The bad news is that you’re still consuming a heavily processed foodstuff. The closer to unprocessed the better, generally, and although graham flour is less processed than white flour it’s not good to have too much.
Another issue is that graham crackers are often heavily sweetened with sugar and other substances. Not only might this compromise their vegan status (depending on your standards, some sugar is not cruelty-free), it also makes them much less good for you. Unfortunately, food manufacturers have worked out that they can sell people extravagant quantities of fat and sugar as a health food if they add enough fibre. Be on the alert and go for a less sweet graham brand.

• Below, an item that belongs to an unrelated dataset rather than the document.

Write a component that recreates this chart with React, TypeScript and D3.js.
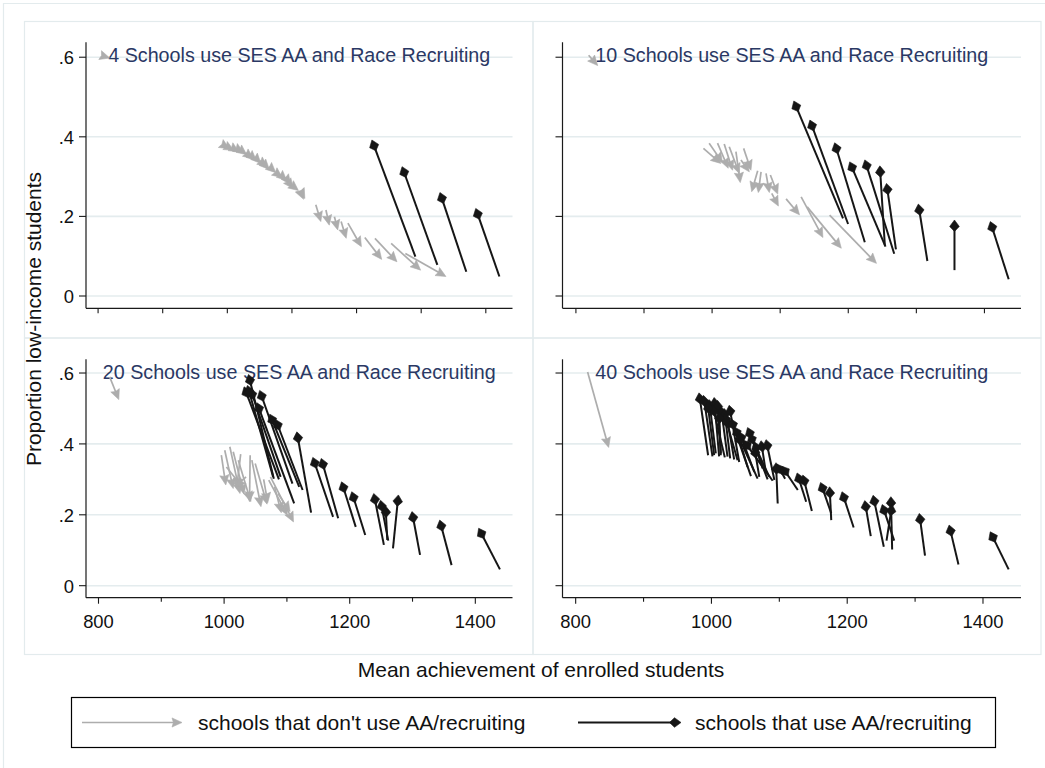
import React from 'react';
import * as d3 from 'd3';

// ---------- data ----------
const panelTitles = [
  '4 Schools use SES AA and Race Recruiting',
  '10 Schools use SES AA and Race Recruiting',
  '20 Schools use SES AA and Race Recruiting',
  '40 Schools use SES AA and Race Recruiting',
];
const xTickValues = [800, 900, 1000, 1100, 1200, 1300, 1400];
const xTickLabelValues = [800, 1000, 1200, 1400];
const yTickValues = [0, 0.2, 0.4, 0.6];
const yTickLabels = ['0', '.2', '.4', '.6'];
const xAxisTitle = 'Mean achievement of enrolled students';
const yAxisTitle = 'Proportion low-income students';
const legendLabels = ["schools that don't use AA/recruiting", 'schools that use AA/recruiting'];

// arrows: [x0, y0, x1, y1] — head at (x1, y1)
const p1Grey = [
  [808, 0.603, 818, 0.598],
  [995, 0.378, 1003, 0.37], [1000, 0.375, 1010, 0.366], [1008, 0.372, 1018, 0.362],
  [1015, 0.37, 1025, 0.36], [1022, 0.365, 1030, 0.355], [1028, 0.36, 1040, 0.345],
  [1035, 0.355, 1045, 0.34], [1042, 0.35, 1052, 0.333], [1050, 0.34, 1062, 0.325],
  [1055, 0.335, 1065, 0.318], [1065, 0.325, 1075, 0.31], [1075, 0.31, 1085, 0.298],
  [1082, 0.305, 1092, 0.29], [1090, 0.298, 1098, 0.28], [1095, 0.285, 1102, 0.27],
  [1100, 0.278, 1110, 0.265], [1112, 0.265, 1118, 0.243], [1115, 0.26, 1120, 0.245],
  [1136.9, 0.229, 1144.7, 0.187], [1152.6, 0.216, 1157.8, 0.178], [1165.7, 0.199, 1170.9, 0.166],
  [1176.1, 0.187, 1184, 0.145], [1186.6, 0.183, 1207.5, 0.124], [1212.7, 0.147, 1238.9, 0.092],
  [1228.4, 0.145, 1262.5, 0.086], [1253.5, 0.132, 1299.1, 0.065], [1275.5, 0.107, 1338.3, 0.049],
];
const p1Black = [
  [1291, 0.099, 1223.7, 0.392], [1325, 0.078, 1270.4, 0.325],
  [1369.8, 0.061, 1329, 0.26], [1421, 0.049, 1384.4, 0.22],
];
const p2Grey = [
  [818.7, 0.605, 832, 0.579],
  [987.3, 0.371, 1012.9, 0.333], [995.7, 0.384, 1015.3, 0.335], [1008, 0.384, 1023.7, 0.321],
  [1017.8, 0.382, 1030.1, 0.316], [1025.2, 0.375, 1039.9, 0.308], [1035, 0.363, 1041.4, 0.285],
  [1046.3, 0.371, 1057.1, 0.316], [1042.4, 0.342, 1054.7, 0.312], [1067, 0.315, 1058.1, 0.262],
  [1071.9, 0.312, 1067.9, 0.26], [1079.2, 0.308, 1084.1, 0.26], [1085.6, 0.304, 1096.4, 0.256],
  [1087.6, 0.258, 1097.4, 0.226], [1108.7, 0.244, 1128.4, 0.204], [1130.8, 0.249, 1162.8, 0.147],
  [1139.7, 0.224, 1189.8, 0.12], [1172.6, 0.203, 1241.4, 0.082],
];
const p2Black = [
  [1192.3, 0.195, 1120.0, 0.49], [1199.7, 0.181, 1143.6, 0.442], [1224.3, 0.135, 1180.0, 0.385],
  [1254.7, 0.124, 1202.1, 0.337], [1267.5, 0.106, 1224.3, 0.342], [1253.7, 0.128, 1246.4, 0.327],
  [1270.0, 0.117, 1256.2, 0.283], [1316.2, 0.088, 1302.9, 0.231], [1356.0, 0.065, 1356.0, 0.191],
  [1435.6, 0.042, 1408.6, 0.187],
];
const p3Grey = [
  [817.8, 0.589, 832.3, 0.525],
  [995.6, 0.368, 1002.7, 0.284], [1001, 0.382, 1014.5, 0.274], [1009.1, 0.392, 1025.3, 0.26],
  [1014.5, 0.378, 1031.8, 0.258], [1022.6, 0.354, 1042.5, 0.237], [1026.4, 0.371, 1019.9, 0.274],
  [1041.5, 0.368, 1040.4, 0.237], [1044.2, 0.354, 1058.7, 0.223], [1049.5, 0.345, 1068.4, 0.23],
  [1035, 0.307, 1017.2, 0.279], [1071.1, 0.298, 1100.8, 0.199], [1073.8, 0.307, 1110.5, 0.18],
  [1080.3, 0.279, 1091.1, 0.206], [1085.7, 0.26, 1105.1, 0.209], [1063, 0.3, 1069.5, 0.234],
  [1003.7, 0.335, 1030.7, 0.274],
];
const p3Black = [
  [1079.2, 0.302, 1038.8, 0.596], [1087.3, 0.3, 1031.8, 0.561], [1090, 0.307, 1041.5, 0.556],
  [1108.8, 0.288, 1056.6, 0.551], [1111.5, 0.232, 1052.2, 0.516], [1119.6, 0.279, 1072.7, 0.484],
  [1125, 0.27, 1081.9, 0.469], [1138.5, 0.206, 1115.8, 0.434], [1173.5, 0.194, 1141.2, 0.362],
  [1181.6, 0.19, 1154.7, 0.359], [1209.6, 0.166, 1187, 0.293], [1224.7, 0.143, 1203.2, 0.265],
  [1254.4, 0.115, 1238.2, 0.26], [1261.4, 0.127, 1249, 0.241], [1259.8, 0.129, 1257.1, 0.225],
  [1268.9, 0.105, 1277.5, 0.256], [1312, 0.087, 1299.1, 0.209], [1362.2, 0.058, 1343.3, 0.185],
  [1439.2, 0.046, 1405.3, 0.162], [1078.1, 0.307, 1037.1, 0.565],
];
const p4Grey = [
  [817.6, 0.603, 848.6, 0.39],
];
const p4Black = [
  [995.1, 0.368, 981.7, 0.544], [1001.5, 0.365, 988.2, 0.537], [1006.4, 0.373, 996.5, 0.525],
  [1011.3, 0.365, 1004, 0.531], [1013.8, 0.368, 1008.9, 0.523], [1019.7, 0.362, 1001.5, 0.509],
  [1023.7, 0.364, 1013.8, 0.506], [1027.6, 0.359, 1018.7, 0.5], [1040.9, 0.349, 1026.1, 0.509],
  [1033.5, 0.356, 1022.7, 0.476], [1058.2, 0.309, 1028.6, 0.471], [1068.0, 0.302, 1033.5, 0.448],
  [1063.1, 0.321, 1040.9, 0.434], [1082.8, 0.3, 1053.2, 0.446], [1085.3, 0.307, 1055.7, 0.429],
  [1090.2, 0.296, 1047.3, 0.41], [1075.4, 0.331, 1063.1, 0.406], [1080.4, 0.317, 1073.0, 0.409],
  [1092.7, 0.298, 1080.4, 0.412], [1053.2, 0.335, 1038.5, 0.429], [1038.5, 0.354, 1018.7, 0.486],
  [1013.8, 0.373, 1011.3, 0.49], [1004.0, 0.368, 994.1, 0.518], [1070.5, 0.307, 1063.1, 0.392],
  [1437.8, 0.046, 1410.7, 0.152], [1363.9, 0.06, 1350.1, 0.171], [1314.6, 0.085, 1306.2, 0.204],
  [1266.2, 0.102, 1264.3, 0.251], [1257.9, 0.127, 1266.2, 0.229], [1269.2, 0.127, 1251.5, 0.229],
  [1253.9, 0.11, 1238.1, 0.255], [1234.7, 0.14, 1225.8, 0.24], [1209.5, 0.164, 1192.3, 0.265],
  [1176.5, 0.185, 1174, 0.279], [1176.5, 0.204, 1160.7, 0.291], [1147.9, 0.211, 1134.6, 0.312],
  [1139.5, 0.237, 1126.2, 0.318], [1127.2, 0.27, 1103.5, 0.337], [1097.6, 0.232, 1095.1, 0.347],
  [1108.5, 0.302, 1096.6, 0.343],
];

const panelGrey = [p1Grey, p2Grey, p3Grey, p4Grey];
const panelBlack = [p1Black, p2Black, p3Black, p4Black];
const panelXDomains = [[781.3, 1441.3], [780.3, 1453.7], [780.1, 1459.2], [780.6, 1456]];
const panelYDomains = [[-0.0309, 0.6375], [-0.0309, 0.6375], [-0.0339, 0.6387], [-0.0339, 0.6387]];

// ---------- layout ----------
const W = 1045;
const H = 768;
const FONT = '"Liberation Sans", Arial, Helvetica, sans-serif';
const GREY = '#adadad';
const BLACK = '#161616';
const GRID = '#e4ecee';
const FRAME = '#e3ebed';
const TITLE_COLOR = '#2a3864';

const plotBoxes = [
  { left: 86, right: 512.5, top: 42.3, bottom: 308.3, yLabels: true, xLabels: false },
  { left: 562.5, right: 1021, top: 42.3, bottom: 308.3, yLabels: false, xLabels: false },
  { left: 86, right: 512.5, top: 359.3, bottom: 597.7, yLabels: true, xLabels: true },
  { left: 562.5, right: 1021, top: 359.3, bottom: 597.7, yLabels: false, xLabels: true },
];
const subFrames = [
  [24.5, 21.5, 533, 338],
  [533, 21.5, 1041, 338],
  [24.5, 338, 533, 654.5],
  [533, 338, 1041, 654.5],
];

function headPoints(px0: number, py0: number, px1: number, py1: number, kind: 'grey' | 'black') {
  const a = Math.atan2(py1 - py0, px1 - px0);
  const c = Math.cos(a);
  const s = Math.sin(a);
  const pt = (back: number, side: number) => [px1 - back * c - side * s, py1 - back * s + side * c];
  const pts = kind === 'grey'
    ? [[px1, py1], pt(10, 4.6), pt(8.6, 0), pt(10, -4.6)]
    : [[px1, py1], pt(6.5, 4.8), pt(11.5, 0), pt(6.5, -4.8)];
  return pts.map((p) => p.join(',')).join(' ');
}

function Arrow({ x0, y0, x1, y1, kind }: { x0: number; y0: number; x1: number; y1: number; kind: 'grey' | 'black' }) {
  const len = Math.hypot(x1 - x0, y1 - y0);
  if (len < 0.5) return null;
  const color = kind === 'grey' ? GREY : BLACK;
  const back = kind === 'grey' ? 6 : 7;
  const ex = x1 - ((x1 - x0) / len) * Math.min(back, len);
  const ey = y1 - ((y1 - y0) / len) * Math.min(back, len);
  return (
    <g>
      <line x1={x0} y1={y0} x2={ex} y2={ey} stroke={color} strokeWidth={kind === 'grey' ? 1.7 : 2} />
      <polygon points={headPoints(x0, y0, x1, y1, kind)} fill={color} stroke={color} strokeWidth={0.6} strokeLinejoin="miter" />
    </g>
  );
}

function Panel({ i }: { i: number }) {
  const b = plotBoxes[i];
  const x = d3.scaleLinear().domain(panelXDomains[i]).range([b.left, b.right]);
  const y = d3.scaleLinear().domain(panelYDomains[i]).range([b.bottom, b.top]);
  const cx = (b.left + b.right) / 2;
  return (
    <g>
      {yTickValues.map((t) => (
        <line key={'g' + t} x1={b.left} x2={b.right} y1={y(t)} y2={y(t)} stroke={GRID} strokeWidth={1.6} />
      ))}
      <line x1={b.left} x2={b.left} y1={b.top} y2={b.bottom} stroke="#1a1a1a" strokeWidth={1.2} />
      <line x1={b.left} x2={b.right} y1={b.bottom} y2={b.bottom} stroke="#1a1a1a" strokeWidth={1.2} />
      {yTickValues.map((t, k) => (
        <g key={'yt' + t}>
          <line x1={b.left - 7} x2={b.left} y1={y(t)} y2={y(t)} stroke="#1a1a1a" strokeWidth={1.1} />
          {b.yLabels && (
            <text x={b.left - 12} y={y(t) + 7} textAnchor="end" fontSize={18.4} fontFamily={FONT} fill="#111">
              {yTickLabels[k]}
            </text>
          )}
        </g>
      ))}
      {xTickValues.map((t) => {
        const major = xTickLabelValues.includes(t);
        const len = b.xLabels ? (major ? 6 : 4) : 5;
        return (
          <g key={'xt' + t}>
            <line x1={x(t)} x2={x(t)} y1={b.bottom} y2={b.bottom + len} stroke="#1a1a1a" strokeWidth={1.1} />
            {b.xLabels && major && (
              <text x={x(t)} y={b.bottom + 30} textAnchor="middle" fontSize={18.4} fontFamily={FONT} fill="#111">
                {t}
              </text>
            )}
          </g>
        );
      })}
      <text x={cx} y={b.top + 20} textAnchor="middle" fontSize={19.7} fontFamily={FONT} fill={TITLE_COLOR}>
        {panelTitles[i]}
      </text>
      {panelGrey[i].map((a, k) => (
        <Arrow key={'ga' + k} x0={x(a[0])} y0={y(a[1])} x1={x(a[2])} y1={y(a[3])} kind="grey" />
      ))}
      {panelBlack[i].map((a, k) => (
        <Arrow key={'ba' + k} x0={x(a[0])} y0={y(a[1])} x1={x(a[2])} y1={y(a[3])} kind="black" />
      ))}
    </g>
  );
}

export default function App() {
  return (
    <svg width={W} height={H} style={{ position: 'absolute', left: 0, top: 0, background: '#fff' }}>
      <rect x={0} y={0} width={W} height={H} fill="#fff" />
      <path d={`M3.5,${H} V3.5 H${W}`} fill="none" stroke={FRAME} strokeWidth={1.2} />
      {subFrames.map((f, k) => (
        <rect key={k} x={f[0]} y={f[1]} width={f[2] - f[0]} height={f[3] - f[1]} fill="none" stroke={FRAME} strokeWidth={1.2} />
      ))}
      {[0, 1, 2, 3].map((i) => (
        <Panel key={i} i={i} />
      ))}
      <text transform="translate(40.5,319) rotate(-90)" textAnchor="middle" fontSize={21} fontFamily={FONT} fill="#111">
        {yAxisTitle}
      </text>
      <text x={541} y={677} textAnchor="middle" fontSize={21} fontFamily={FONT} fill="#111">
        {xAxisTitle}
      </text>
      <rect x={71.5} y={697.5} width={924} height={50} fill="#fff" stroke="#000" strokeWidth={1.2} />
      <Arrow x0={82} y0={722.5} x1={182} y1={722.5} kind="grey" />
      <text x={198} y={729.5} fontSize={21} fontFamily={FONT} fill="#111">{legendLabels[0]}</text>
      <Arrow x0={578} y0={722.5} x1={681} y1={722.5} kind="black" />
      <text x={695} y={729.5} fontSize={21} fontFamily={FONT} fill="#111">{legendLabels[1]}</text>
    </svg>
  );
}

Graham crackers aren’t terrible but they are definitely something to consume in moderation. Don’t eat them with every meal and try to combine them with healthier ingredients. Graham crackers are really great topped with a creamy vegan spread and lots of fresh berries or slices of cucumber. If you can find a less heavily sweetened brand (or make your own) you can also enjoy them with vegan paté and fresh vegetable crudites. Most people think of them as something to eat with sweeter foods but I find the slight sweetness of graham makes them an interesting foil for savoury toppings.
Of course, if your diet doesn’t include wheat (for example because you’re gluten-free), you should avoid most graham crackers as they are wheat-based. That said, you don’t have to miss out. Similar crackers made with rice or other flours are also available and they’re just as versatile and tasty. I like to make brown rice graham style crackers once in a while, just for a change and also to give my gluten-free friends.
Can S’mores be vegan?
This is the question many people will be mulling over. The answer, fortunately, is yes. Fully vegan S’mores can be a bit of a challenge but not an insurmountable one. The classic campfire treat calls for milk chocolate and marshmallows, which are typically made with the dreaded gelatin. However, all is not lost. If you’re looking for something to snack on as a vegan, S’mores can be put back on the menu with a couple of easy substitutions.
First of all, you’ll need to make sure that your graham crackers are completely vegan. They’ll need to be free from honey and any other dubious ingredients. Luckily this isn’t too hard, as vegan graham crackers are easy to find (and almost as easy to make).
The next ingredient is chocolate. Dairy-free chocolate is also pretty easy to find. If you want a creamier taste, you can find chocolate made with coconut or other vegetable milk. Don’t forget to make sure your chocolate is organic and fair trade. If you’re concerned about cruelty-free ingredients, look for a chocolate that specifies non-bone-char sugar. I’m a fan of Green & Black’s organic chocolates, which come in a range of different flavours. They’re all good.
For the marshmallow, I recommend either Dandies marshmallows in the US or Freedom Confectionery Mini Mallows in the UK. If neither of those brands presents itself, hunt around your local organic and vegan speciality food stores. There are plenty more vegan mallows out there, I just happen to prefer those brands. Normally I advocate making your own vegan sweets but marshmallows require a bit more effort than most. It’s worth buying some.
If they sell it near you, another option is Smucker’s Marshmallow Topping. This is one of those “accidentally” vegan products; although the manufacturer didn’t plan to sell it to vegans specifically, it doesn’t have any animal ingredients. As with all incidentally vegan items, keep your eyes peeled for controversial ingredients that might not be in line with your values. The downside of Marshmallow Topping is that you don’t get the satisfaction of toasting it on a stick, but it’s very convenient for microwave S’mores.
To make a S’more in the approved manner, you’ll first need to place your marshmallow on a stick or skewer and toast it over a heat source. Snap a graham cracker in half, add a piece of chocolate and then squeeze the marshmallow and chocolate between the cracker halves. The idea is that the hot marshmallow should melt the chocolate a little, providing a deliciously indulgent treat that’s completely cruelty-free.
Of course, since S’mores are very high in sugar, you shouldn’t make them too often. Once in a while to enhance the magic of your summer campfire is just fine, though.